For nvme_dsm_range, I have no good argument for that, so I'll remove it.
Just to document, there was a similar set of proposed changes for bhyve in D29126
I had a concern about the change, but @jhb explained __packed was more accurately "alignment of 1" and not really what the code wanted. He also mentioned that the sizeof asserts should catch any compiler shenanigans.
I agree with @mav that the __aligned(16) probably doesn't do anything especially since CQ base addresses must MPS aligned.
I've looked at the generated code for an artificial example.
#include <sys/cdefs.h> #include <stdint.h> struct gerbil { uint32_t w1; uint32_t w2; uint32_t w3; uint32_t w4; }; struct hamster { uint32_t w1; uint32_t w2; uint32_t w3; uint32_t w4; } __aligned(8); extern void doit(void *); void copy_g(struct gerbil *g) { struct gerbil gg = *g; if (gg.w4) doit(&gg); } void copy_h(struct hamster *h) { struct hamster hh = *h; if (hh.w4) doit(&hh); }
For i386, aarch64, amd64, powerpc, and powerpc64 the code for copy_h and copy_g are identical.

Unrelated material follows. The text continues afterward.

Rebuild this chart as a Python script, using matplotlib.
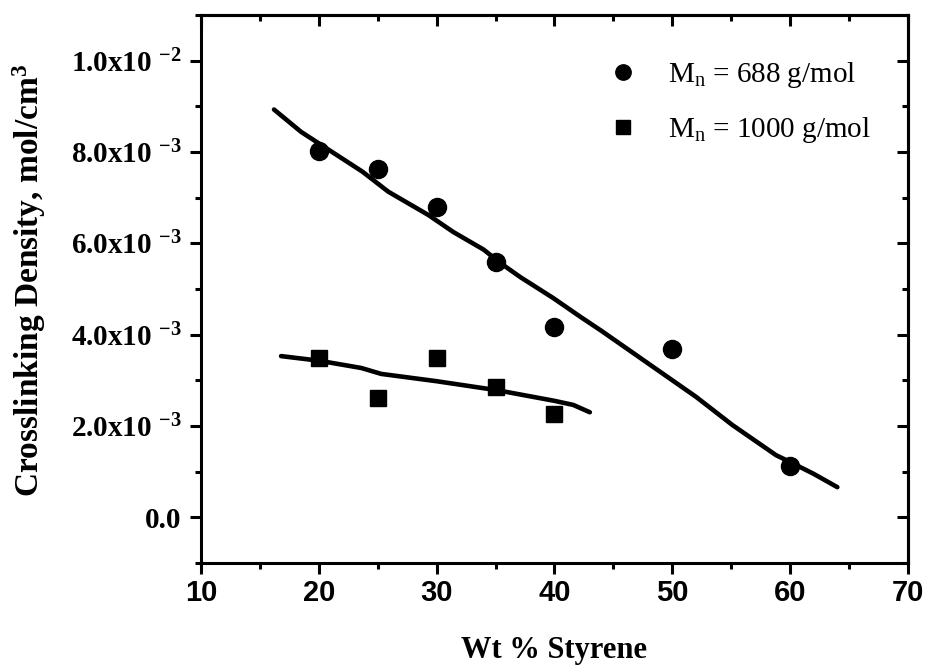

They don't care about the actual alignment, at least with the latest clang in the tree. I didn't try mips* or 32-bit arm because we don't support nvme there at all.
For riscv64, copy_h has significantly better code because it assumes super alignment (8), while copy_g does not. Changing it to alignment(4) causes the code generated to be the same, I presume because of the riscv64 ABI dictating this alignment.
I selected the above code because it's the bit of code racing in another commit, abstracted down to something easy to examine.
What about nvme_registers? I don't think we actually use it for anything where it'd matter (the regs field is only ever assigned to, the actual reads/writes use offsetot and bus_space) but for completeness we probably should change that too.
jrtc27 pointed out we don't need nvme_registers __packed either.
It matters a lot less, but there's no readson to do it.